I don't know how napi wrap things. But here : https://github.com/openzim/node-libzim/blob/main/test/makeLargeZim.ts#L54-L62, your custom item return a contentProvider which contain a closure as feed method. So you must be sure that the referenced data (literally data) is not freed when libzim is calling feed method. As libzim keep a reference to the contentProvider without keeping a reference data maybe NAPI think that nothing reference the data variable and free it. And depending of how closures work in js, it can be worse as all contentprovider may share the same data. At least in python, this is the case (see my own old answer in stackoverflow at this subject : https://stackoverflow.com/questions/21449176/issue-with-generating-ttk-checkboxes-in-loops-and-passing-arguments/21459922#21459922)

Maybe you can try this custom item which not create closure (but copy (reference to?) data):

const customItem = { // custom item
  path: url,
  mimeType: "text/html",
  title: title,
  hints: {FRONT_ARTICLE: 1},
  item_data: data, // reference directly the data without closure
  getContentProvider() { // custom content provider
    return {
      size: this.item_data.length,
      data_to_send: this.item_data, // same here, we don't want the feed() method being a closure accessing the `item_data` in customItem which will be deleted.
      sent = false,
      feed() {
        if(!this.sent) {
          this.sent = true;
          return new Blob(this.data_to_send);
        }
        return new Blob();
      }
    };
  },
};
kelson42 commented 1 year ago

@kelvinhammond Does that help? Do we have anything preventing the data to be freed?

kelvinhammond commented 1 year ago

@kelson42 Sadly, it did not. I store a reference to the objects and functions in node so it "should" keep a copy of it in memory without garbage collecting it. The error also seems to happen (most of the time) when the object is creating a thread safe function callback.

As for the StringItem, that works, I haven't verified FileItem yet (I need to write a bit of code to test this too in a large tmp folder for each article we store). StringItem and FileItem work because they don't encounter the bug calling to getContentProvider and feed because I use an internally stored StringItem and FileItem smart ptr. I can test FileItem to be sure but I think it's ready to go. Is there a way to test mwoffliner with a large enough (doesn't need to be huge) archive to verify it works?

kelson42 commented 1 year ago

Is there a way to test mwoffliner with a large enough (doesn't need to be huge) archive to verify it works?

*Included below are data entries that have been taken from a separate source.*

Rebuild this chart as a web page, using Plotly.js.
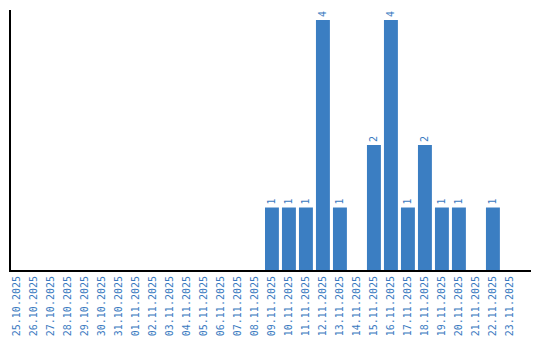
<!DOCTYPE html>
<html><head><meta charset="utf-8">
<script src="https://cdn.plot.ly/plotly-3.0.1.min.js"></script>
<style>html,body{margin:0;padding:0;background:#fff}#c{width:540px;height:340px}</style>
</head><body><div id="c"></div>
<script>
const dates = ["25.10.2025","26.10.2025","27.10.2025","28.10.2025","29.10.2025","30.10.2025","31.10.2025","01.11.2025","02.11.2025","03.11.2025","04.11.2025","05.11.2025","06.11.2025","07.11.2025","08.11.2025","09.11.2025","10.11.2025","11.11.2025","12.11.2025","13.11.2025","14.11.2025","15.11.2025","16.11.2025","17.11.2025","18.11.2025","19.11.2025","20.11.2025","21.11.2025","22.11.2025","23.11.2025"];
const counts = [0,0,0,0,0,0,0,0,0,0,0,0,0,0,0,1,1,1,4,1,0,2,4,1,2,1,1,0,1,0];
const labels = counts.map(v => v > 0 ? String(v) : "");
const blue = "#3b7ec2";
const font = "DejaVu Sans Mono, monospace";
Plotly.newPlot("c", [{
  type: "bar", x: dates, y: counts, text: labels,
  textposition: "outside", textangle: -90, cliponaxis: false,
  textfont: {family: font, size: 10, color: "#3a7abf"},
  marker: {color: blue}, hoverinfo: "none"
}], {
  width: 540, height: 340,
  margin: {l: 11, r: 9, t: 10, b: 70, pad: 0},
  paper_bgcolor: "#fff", plot_bgcolor: "#fff",
  bargap: 0.18, showlegend: false,
  xaxis: {type: "category", range: [-0.35, 30.24], showline: true, linecolor: "#000", linewidth: 2,
    showgrid: false, zeroline: false, ticks: "", tickangle: -90,
    tickfont: {family: font, size: 10, color: "#3a7abf"}, fixedrange: true},
  yaxis: {range: [0, 4.16], showline: true, linecolor: "#000", linewidth: 2, showgrid: false,
    zeroline: false, showticklabels: false, ticks: "", fixedrange: true}
}, {staticPlot: true});
</script></body></html>
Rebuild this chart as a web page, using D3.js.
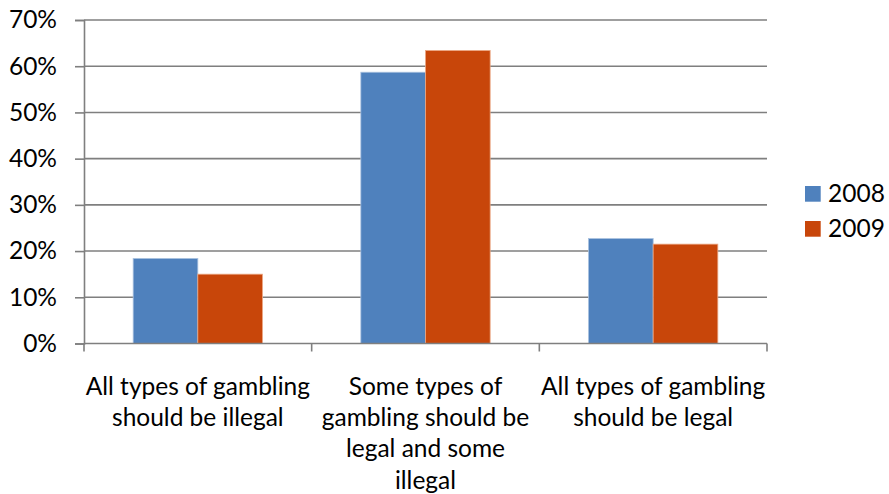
<!DOCTYPE html>
<html>
<head>
<meta charset="utf-8">
<script src="https://cdn.jsdelivr.net/npm/d3@7"></script>
<style>
  html, body { margin: 0; padding: 0; background: #fff; }
  svg { display: block; }
  text { font-family: Lato, "Open Sans", sans-serif; fill: #000; }
</style>
</head>
<body>
<svg id="chart" width="889" height="494"></svg>
<script>
// Opinion on gambling legality, share of respondents
const categories = [
  ["All types of gambling", "should be illegal"],
  ["Some types of", "gambling should be", "legal and some", "illegal"],
  ["All types of gambling", "should be legal"]
];
const seriesNames = ["2008", "2009"];
const values2008 = [0.184, 0.587, 0.227];
const values2009 = [0.150, 0.634, 0.215];
const yTicks = [0, 0.1, 0.2, 0.3, 0.4, 0.5, 0.6, 0.7];
const colors = ["#4F81BD", "#C8460A"];
const edgeColors = ["#a9c1df", "#eba784"];

const fontSize = "24.5px";
const svg = d3.select("#chart");
const m = { left: 84, right: 767, top: 20, bottom: 343.5 };

const catIdx = categories.map((_, i) => i);
const x0 = d3.scaleBand().domain(catIdx).range([m.left, m.right])
  .paddingInner(0.432).paddingOuter(0.216);
const x1 = d3.scaleBand().domain(seriesNames).range([0, x0.bandwidth()]);
const y = d3.scaleLinear().domain([0, 0.7]).range([m.bottom, m.top]);

// horizontal gridlines
svg.append("g").selectAll("line").data(yTicks.filter(t => t > 0)).join("line")
  .attr("x1", m.left).attr("x2", m.right)
  .attr("y1", d => y(d)).attr("y2", d => y(d))
  .attr("stroke", "#7f7f7f").attr("stroke-width", 1.6);

// y axis
const yAxis = d3.axisLeft(y).tickValues(yTicks).tickFormat(d3.format(".0%"))
  .tickSize(9).tickPadding(18);
const gy = svg.append("g").attr("transform", `translate(${m.left},0)`).call(yAxis);
gy.select(".domain").attr("stroke", "#7f7f7f").attr("stroke-width", 1.6);
gy.selectAll(".tick line").attr("stroke", "#7f7f7f").attr("stroke-width", 1.6);
gy.selectAll(".tick text").style("font-size", fontSize).attr("fill", "#000")
  .attr("font-family", "Lato, 'Open Sans', sans-serif");

// bars
const rows = catIdx.map(i => [values2008[i], values2009[i]]);
const groups = svg.append("g").selectAll("g").data(rows).join("g")
  .attr("transform", (d, i) => `translate(${x0(i)},0)`);
groups.selectAll("rect").data(d => d.map((v, j) => ({ v, j }))).join("rect")
  .attr("x", d => x1(seriesNames[d.j]))
  .attr("width", x1.bandwidth())
  .attr("y", d => y(d.v))
  .attr("height", d => y(0) - y(d.v))
  .attr("fill", d => colors[d.j])
  .attr("stroke", d => edgeColors[d.j]).attr("stroke-width", 0.8);

// x axis with ticks between categories
const xEdges = [m.left, ...catIdx.map(i => x0(i) + x0.bandwidth() + x0.step() * x0.paddingInner() / 2)];
const gx = svg.append("g");
gx.append("line").attr("x1", m.left).attr("x2", m.right)
  .attr("y1", y(0)).attr("y2", y(0))
  .attr("stroke", "#7f7f7f").attr("stroke-width", 1.6);
gx.selectAll("line.tk").data(xEdges).join("line").attr("class", "tk")
  .attr("x1", d => d).attr("x2", d => d)
  .attr("y1", y(0)).attr("y2", y(0) + 8)
  .attr("stroke", "#7f7f7f").attr("stroke-width", 1.6);

// category labels
const labels = svg.append("g").selectAll("text").data(categories).join("text")
  .attr("text-anchor", "middle")
  .style("font-size", fontSize)
  .attr("transform", (d, i) => `translate(${x0(i) + x0.bandwidth() / 2},395)`);
labels.selectAll("tspan").data(d => d).join("tspan")
  .attr("x", 0).attr("y", (d, k) => k * 31.2).text(d => d);

// legend
const lg = svg.append("g").attr("transform", "translate(805,186)");
const li = lg.selectAll("g").data(seriesNames).join("g")
  .attr("transform", (d, i) => `translate(0,${i * 35})`);
li.append("rect").attr("width", 15.7).attr("height", 15.7)
  .attr("fill", (d, i) => colors[i]);
li.append("text").attr("x", 23).attr("y", 16).style("font-size", fontSize).text(d => d);
</script>
</body>
</html>
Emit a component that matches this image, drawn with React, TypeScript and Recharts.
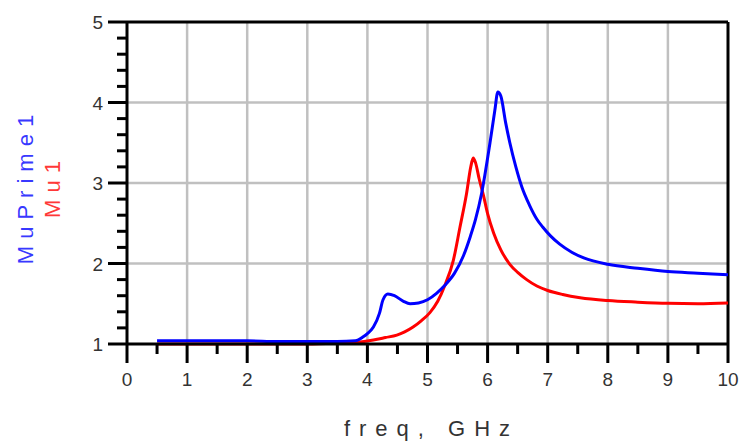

You mean with a big wikipedia and your PR?

kelson42 commented 1 year ago

Considering that this bug does not impact our current scrapers AFAIK, I propose to release 3.0.0 with this bug, so we can move forward and benefit from all the work already done.

@kelvinhammond @mgautierfr Any thpughts?

kelvinhammond commented 1 year ago

Considering that this bug does not impact our current scrapers AFAIK, I propose to release 3.0.0 with this bug, so we can move forward and benefit from all the work already done.

@kelvinhammond @mgautierfr Any thpughts?

Sure, release it but include a note in the change notes please.